Allí no había nadie, nadie nos vio. Al fin y al cabo tenía razón al quejarme del por qué me llevaban a mí y no a quienes roban y matan…
Pocas horas después de ese trágico acontecimiento recordé cómo me divertía cuando era pequeña jugar al “polidradon”, donde a veces me tocaba el rol de policía y otras era el ladrón. Nos perseguíamos entre todos, sin embargo el objetivo del juego estaba bien claro: el ladrón iba a la cárcel. Y aparentemente ahora, no portar documentos representa una mayor amenaza que asaltar armado a la gente, concluí.
Pero mi teoría cayó aún más.
Meses después de ese suceso, dos muchachos en una motocicleta me sorprendieron caminando por calle. Mientras uno me preguntaba la hora, el otro se paró frente a mí y sostenía un cuchillo en lo alto. No me resistí, pero tampoco dejé de preguntarme qué hacían tantos policías aquella vez que no portaba mi identificación y justo ahora que los necesito no estaban.
El informe del Estado de la Nación señala que la delincuencia se acentuó peligrosamente desde los años 90 y el panorama se agrava con el uso de las drogas y las armas.

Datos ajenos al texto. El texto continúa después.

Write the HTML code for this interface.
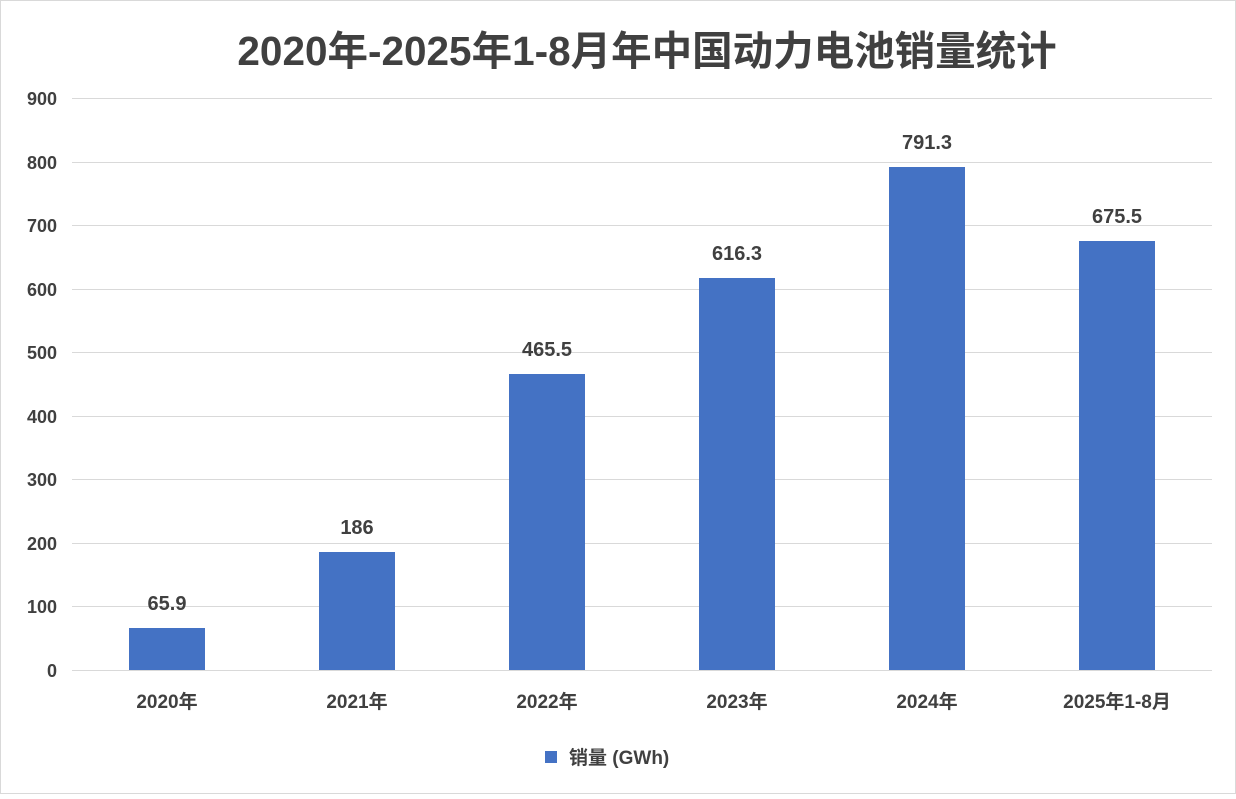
<!DOCTYPE html>
<html><head><meta charset="utf-8"><style>
body{margin:0;background:#fff}
svg text{font-family:"Liberation Sans","Noto Sans CJK SC",sans-serif;font-weight:bold;fill:#404040}
</style></head><body>
<svg width="1236" height="794" xmlns="http://www.w3.org/2000/svg">
<rect x="0.5" y="0.5" width="1235" height="793" fill="#fff" stroke="#d9d9d9"/>
<text x="647" y="65" font-size="40.5" text-anchor="middle" fill="#333">2020年-2025年1-8月年中国动力电池销量统计</text>
<g stroke="#d9d9d9" stroke-width="1">
<line x1="72" x2="1212" y1="98.5" y2="98.5"/><line x1="72" x2="1212" y1="162.5" y2="162.5"/>
<line x1="72" x2="1212" y1="225.5" y2="225.5"/><line x1="72" x2="1212" y1="289.5" y2="289.5"/>
<line x1="72" x2="1212" y1="352.5" y2="352.5"/><line x1="72" x2="1212" y1="416.5" y2="416.5"/>
<line x1="72" x2="1212" y1="479.5" y2="479.5"/><line x1="72" x2="1212" y1="543.5" y2="543.5"/>
<line x1="72" x2="1212" y1="606.5" y2="606.5"/><line x1="72" x2="1212" y1="670.5" y2="670.5"/>
</g>
<g font-size="18" text-anchor="end">
<text x="57" y="105">900</text><text x="57" y="169">800</text><text x="57" y="232">700</text>
<text x="57" y="296">600</text><text x="57" y="359">500</text><text x="57" y="423">400</text>
<text x="57" y="486">300</text><text x="57" y="550">200</text><text x="57" y="613">100</text>
<text x="57" y="677">0</text>
</g>
<g fill="#4472c4">
<rect x="129" y="628" width="76" height="42"/>
<rect x="319" y="552" width="76" height="118"/>
<rect x="509" y="374" width="76" height="296"/>
<rect x="699" y="278" width="76" height="392"/>
<rect x="889" y="167" width="76" height="503"/>
<rect x="1079" y="241" width="76" height="429"/>
</g>
<g font-size="20" text-anchor="middle">
<text x="167" y="610">65.9</text><text x="357" y="534">186</text><text x="547" y="356">465.5</text>
<text x="737" y="260">616.3</text><text x="927" y="149">791.3</text><text x="1117" y="223">675.5</text>
</g>
<g font-size="19" text-anchor="middle">
<text x="167" y="708">2020年</text><text x="357" y="708">2021年</text><text x="547" y="708">2022年</text>
<text x="737" y="708">2023年</text><text x="927" y="708">2024年</text><text x="1117" y="708">2025年1-8月</text>
</g>
<rect x="545" y="751" width="12" height="12" fill="#4472c4"/>
<text x="569" y="764" font-size="19">销量 (GWh)</text>
</svg>
</body></html>
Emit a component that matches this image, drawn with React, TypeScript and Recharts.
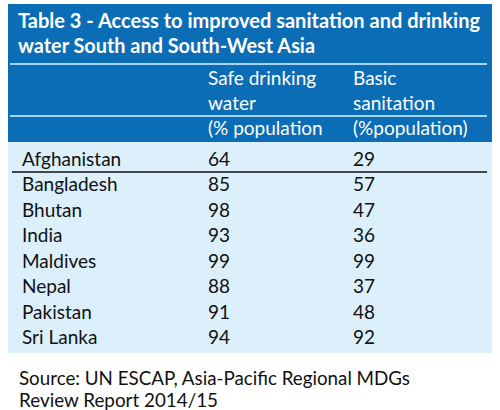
import { ScatterChart, Scatter, XAxis, YAxis, Customized } from 'recharts'

const countries = ['Afghanistan', 'Bangladesh', 'Bhutan', 'India', 'Maldives', 'Nepal', 'Pakistan', 'Sri Lanka']
const drinkingWater = [64, 85, 98, 93, 99, 88, 91, 94]
const basicSanitation = [29, 57, 47, 36, 99, 37, 48, 92]
const columnHeaders = [
  ['Safe drinking', 'water', '(% population'],
  ['Basic', 'sanitation', '(%population)'],
]
const titleLines = ['Table 3 - Access to improved sanitation and drinking', 'water South and South-West Asia']
const sourceLines = ['Source: UN ESCAP, Asia-Pacific Regional MDGs', 'Review Report 2014/15']

const FONT = 'Lato, "Open Sans", sans-serif'
const BLUE = '#0b6db5'
const PALE = '#dbf0fb'

const titleWidths = [462, 297]
const sourceWidths = [391, 199]

const waterData = countries.map((country, i) => ({ col: 0, country, value: drinkingWater[i] }))
const sanitationData = countries.map((country, i) => ({ col: 1, country, value: basicSanitation[i] }))

const CellText = (props: any) => (
  <text x={props.cx} y={props.cy} dy="0.36em" fontFamily={FONT} fontSize={19} fill="#111">
    {props.payload.value}
  </text>
)

const CountryTick = (props: any) => (
  <text x={22} y={props.y} dy="0.36em" fontFamily={FONT} fontSize={19} fill="#111">
    {props.payload.value}
  </text>
)

const HeaderTick = (props: any) => {
  const lines = columnHeaders[props.payload.value] || []
  return (
    <g>
      {lines.map((line, i) => (
        <text key={i} x={props.x} y={85 + i * 25} fontFamily={FONT} fontSize={19} fill="#fff">
          {line}
        </text>
      ))}
    </g>
  )
}

const Decor = () => (
  <g>
    {titleLines.map((line, i) => (
      <text
        key={i}
        x={18}
        y={28 + i * 25}
        fontFamily={FONT}
        fontWeight="bold"
        fontSize={20}
        fill="#fff"
        textLength={titleWidths[i]}
        lengthAdjust="spacingAndGlyphs"
      >
        {line}
      </text>
    ))}
    {sourceLines.map((line, i) => (
      <text
        key={i}
        x={19}
        y={385 + i * 22}
        fontFamily={FONT}
        fontSize={19.5}
        fill="#111"
        textLength={sourceWidths[i]}
        lengthAdjust="spacingAndGlyphs"
      >
        {line}
      </text>
    ))}
  </g>
)

export default function App() {
  return (
    <div style={{ position: 'absolute', left: 0, top: 0, width: 500, height: 410, background: '#fff' }}>
      <svg width={500} height={410} style={{ position: 'absolute', left: 0, top: 0 }}>
        <rect x={8} y={4} width={484} height={138} fill={BLUE} />
        <rect x={8} y={142} width={484} height={211} fill={PALE} />
        <line x1={10} x2={487} y1={64} y2={64} stroke="#a6d3f1" strokeWidth={2} />
        <line x1={10} x2={487} y1={116} y2={116} stroke="#a6d3f1" strokeWidth={2} />
        <line x1={12} x2={487} y1={172} y2={172} stroke="#111" strokeWidth={1.5} />
      </svg>
      <div style={{ position: 'absolute', left: 0, top: 0 }}>
        <ScatterChart width={500} height={410} margin={{ top: 56, right: 13, bottom: 60, left: 8 }}>
          <XAxis
            type="number"
            dataKey="col"
            orientation="top"
            domain={[0, 1.924]}
            ticks={[0, 1]}
            height={90}
            axisLine={false}
            tickLine={false}
            tick={HeaderTick}
          />
          <YAxis
            type="category"
            dataKey="country"
            width={200}
            reversed
            interval={0}
            allowDuplicatedCategory={false}
            axisLine={false}
            tickLine={false}
            tick={CountryTick}
          />
          <Scatter data={waterData} shape={CellText} isAnimationActive={false} />
          <Scatter data={sanitationData} shape={CellText} isAnimationActive={false} />
          <Customized component={Decor} />
        </ScatterChart>
      </div>
    </div>
  )
}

Pero a pesar de esta situación, también considera que Costa Rica es el país con el sistema de justicia penal más eficiente y transparente de América Latina, que ante el aumento de la criminalidad duplicó su tasa de personas presas entre 1992 y el 2009… no lo entiendo.
Luego de entregar por segunda vez mi bolso involuntariamente en un período menor a los tres meses, tomé ciertas medidas.
La primera, fue no invertir más grandes sumas de dinero en este tipo de accesorio tan codiciado por nostras, las mujeres.
La segunda, hacer aquello que tanto me llamó la atención la primera vez que visité Costa Rica: convertir mi casa en una celda.